In the clip, the bird calmly perches on a handler's arm before swallowing a huge bone whole, a feat that seems almost unbelievable until you learn this species is built for exactly that.
The video, shared by nature.science_official (@nature.science_official) and featured in a post on A-Z Animals, shows why the bearded vulture has earned the nickname "bone-breaker." What looks like an extreme feeding moment is actually normal behavior for the species.
Bearded vultures are unlike most birds of prey because bones are not just an occasional snack. According to A-Z Animals, about 70% to 90% of what bearded vultures eat comes from bones and marrow scavenged from carcasses and other dead animals.
In the wild, those remains often come from goats, sheep, deer, and similar mountain animals. The rest of their diet may include small mammals or reptiles, but bones make up most of it.

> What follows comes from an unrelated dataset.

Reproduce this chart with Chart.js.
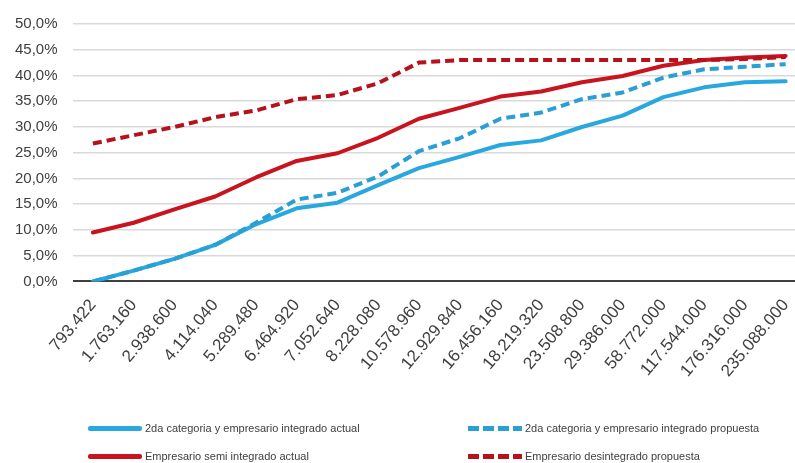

That unusual menu works because the birds have evolved to handle it. Their throats and esophagi are especially flexible and muscular, allowing them to gulp down whole bones. Their stomachs can store multiple bones, and stomach acid with a pH near 1 can strip away the tough outer layer, while the stomach muscles break the rest apart.
For bearded vultures, bones are an energy-rich food source packed with fat and nutrients. Instead of competing for fresh prey, they have adapted to make the most of what is left behind. That makes them highly efficient scavengers.
Healthy ecosystems depend on many different species doing different jobs, including scavengers that help process animal remains and reuse nutrients already present in the environment.
In this case, the bone-swallowing moment is not a trick; it is a glimpse of a real biological adaptation shaped over time.
The bearded vulture's strange meal may look impossible at first glance, but for a species so finely adapted to its environment, even a whole bone is just dinner.